It would seem that The Burger Club has gotten off to a rocky start. First, there was the name fiasco; then the opening date was repeatedly pushed back. After all that, the lukewarm reviews started to come in. Despite these adverse factors, this Vinings burger joint seems like a bustling hotspot; at least that was the case during lunch the other day.
Packed near capacity, families, local businessmen, and a slew of shopping entourages lined up to get their fill of classic American gluttony. Inside this friendly little space, meaty food trays flew about with purpose. Severs and food runners ran around with haphazard fervor and there seemed to be a 50’s diner energy to the restaurant.
Tossed on my tray were a large handful of well-toasted tots, a spear pickle, and a heavily stacked Nuclear burger. Across the table, a Georgia patty, stripped of it’s namesake peaches, but topped with a thick-coated fried green tomato, stood at attention. With the peaches offloaded to a tin and some curly q’s to keep her busy in between bites, the large tray did a good bit to dispel the reality of the ample portions.
What ultimately settled inside the two buns was an 8 oz. angus beef patty, some fried jalapeños, spicy mayo, melted pepper jack, some Burger Club hot sauce, and the requested avocado slices. At most any other establishment, this example would be passable; however, for an eatery whose seminal influence is the burger, this was nothing more than a flop… and for multiple reasons.
With the Nuclear, the purported presence of spice was almost non-existent. The spicy mayo drifted in and out of tastes as a supplement to the shredded lettuce. At times it was there, at times it wasn’t. That’s all well and good; however, there was just no kick to the mayo: egg and oil, that’s what it tasted like.
There were rumors of that aforementioned house sauce. Not knowing what it should taste like, I can only say that there was no discernable special element to the flavor of the burger. The pepper jack was definitely a mild rendition and the jalapeños were the only semblance of heat there. Lightly fried, the batter never held the crispness it should have and left me pulling out the jalapeños so that I could appreciate them. They certainly held enough spice to get most out of their seats; however, I’m no rookie and the pile of other toppings drowned out the j’s on most every bite.

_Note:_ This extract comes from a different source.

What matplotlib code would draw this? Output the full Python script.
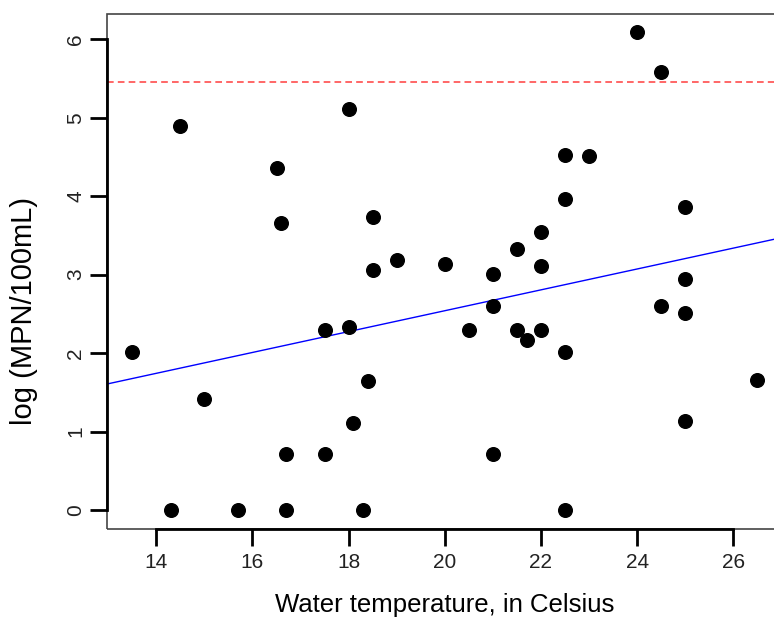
import numpy as np
import matplotlib
matplotlib.use("Agg")
import matplotlib.pyplot as plt
from matplotlib.patches import Rectangle

plt.rcParams["font.family"] = ["Liberation Sans", "DejaVu Sans"]

# Water temperature (Celsius) and log(MPN/100mL)
temperature = [13.5, 14.3, 14.5, 15.0, 15.7, 16.5, 16.6, 16.7, 16.7, 17.5,
               17.5, 18.0, 18.0, 18.1, 18.3, 18.4, 18.5, 18.5, 19.0, 20.0,
               20.5, 21.0, 21.0, 21.0, 21.5, 21.5, 21.7, 22.0, 22.0, 22.0,
               22.5, 22.5, 22.5, 22.5, 23.0, 24.0, 24.5, 24.5, 25.0, 25.0,
               25.0, 25.0, 26.5]
log_mpn = [2.02, 0.0, 4.90, 1.41, 0.0, 4.36, 3.66, 0.71, 0.0, 2.29,
           0.71, 5.11, 2.33, 1.11, 0.0, 1.65, 3.73, 3.06, 3.19, 3.13,
           2.29, 3.01, 2.60, 0.71, 3.33, 2.29, 2.17, 3.55, 3.11, 2.29,
           4.53, 3.96, 2.02, 0.0, 4.51, 6.10, 5.58, 2.60, 3.86, 2.94,
           2.51, 1.14, 1.66]

# regression line (intercept, slope) and the standard line log(235)
intercept = -0.12
slope = 0.133
standard = np.log(235)

x_ticks = [14, 16, 18, 20, 22, 24, 26]
y_ticks = [0, 1, 2, 3, 4, 5, 6]

fig = plt.figure(figsize=(7.74, 6.18), dpi=100)
ax = fig.add_axes([107.3 / 774, 89 / 618, 675 / 774, 515.3 / 618])

ax.plot(temperature, log_mpn, "o", color="black", markersize=9.8, zorder=3)

xs = np.array([12.0, 28.0])
ax.plot(xs, intercept + slope * xs, color="blue", linewidth=1)
ax.axhline(standard, color="#ff4d4d", linestyle=(0, (4, 2.5)), linewidth=1.2)

ax.set_xlim(12.98, 27.02)
ax.set_ylim(-0.243, 6.327)

ax.set_xticks(x_ticks)
ax.set_yticks(y_ticks)
ax.tick_params(length=12, width=2, labelsize=15, colors="black", labelcolor="#222222")
ax.tick_params(axis="x", pad=5)
ax.tick_params(axis="y", labelrotation=90, pad=4)
for lab in ax.get_yticklabels():
    lab.set_va("center")

# R-style axes: thick lines between first and last tick, thin box around
for side in ["top", "right"]:
    ax.spines[side].set_visible(False)
ax.spines["left"].set_bounds(0, 6)
ax.spines["bottom"].set_bounds(14, 26)
ax.spines["left"].set_linewidth(2)
ax.spines["bottom"].set_linewidth(2)
ax.add_patch(Rectangle((0, 0), 1, 1, transform=ax.transAxes, fill=False,
                       edgecolor="#444444", linewidth=1.2, clip_on=False))

ax.set_xlabel("Water temperature, in Celsius", fontsize=18.5)
ax.set_ylabel("log (MPN/100mL)", fontsize=21)
ax.xaxis.set_label_coords(0.5, -0.124)
ax.yaxis.set_label_coords(-0.103, 0.423)

fig.savefig("out.png", dpi=100)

Yes, the toppings were reasonably fresh. However, not in that farm fresh way dictated by the price point; rather, they just didn’t sit around for long periods before becoming chew for yours truly. Still, a great patty can overcome the highly subjective reaction to the toppings and win a prize on the execution alone. This is where we really felt underwhelmed.
As both orders were cooked two or three notches beyond the requested temperature, it’s a safe bet that TBC employs yet another cook in the long list of those who have no idea what [Insert Temperature] is. Okay, so even if I had pierced my meat with a trident, the utensil would have stood at attention for god knows how long.
The bun is neither of point of success nor failure: soft, slightly crusty, and able to withstand the heavy amount of toppings. But again – nothing notably special. The meat is where a burger makes and breaks its reputation. This was a fail. When you have a high quality cut of meat, you can pretty much leave your salt and pepper shakers on the rack. This straightforward sampling of Angus was neither inspiring nor well delivered. Flavor was long gone (if it was ever there in the first place). The texture could have been playful, charred, and crunchy. Nope. Ahh… but then the softness of the meat could have played well with a good amount of juice … nope again. My uncomfortably placed avocado slivers aside, the burger was not an example of portion control. Everything oozed out of the bun leaving me to shovel condiment drenched bits into my mouth. Not doing well here y’all.
The meal ended on a sour note … that should have been sweet. With a selections of shakes, we took an order of the peach. The server again showed her competence and her friendly nature with not only a split of the cups … but to-go cups as well! Score. Still, as I sucked down my foam, I was befuddled. What was delivered was a soupy milkshake with little bits of peach in a bath of vanilla. Blurg! At $16/head, this meal was one significant case of highway robbery.
Not everything is a bust though. Owner Paul Albrecht has gone the fun route with the vibe. The staff rapidly saunters around the Swiss cheese divides and chalkboard walls. A pastel pallet and a slew of TVs give this joint some personality, and that might be enough to get it by. If the service and servers are consistently like ours, that will be another strong point for the restaurant.
This may be yet another example of just how insignificant the opinions of the media, and those of us who sit on its cusp, might actually be (at least in this field). The bottom line is that the ultimate say in what is good is the bottom line. It’s hard to say if this lunch is any true indication of The BC’s popularity. But … if the wide-eyed gasps and round of applauses that I saw are any indication … this place has a very strong following. Who cares if the food is terrible?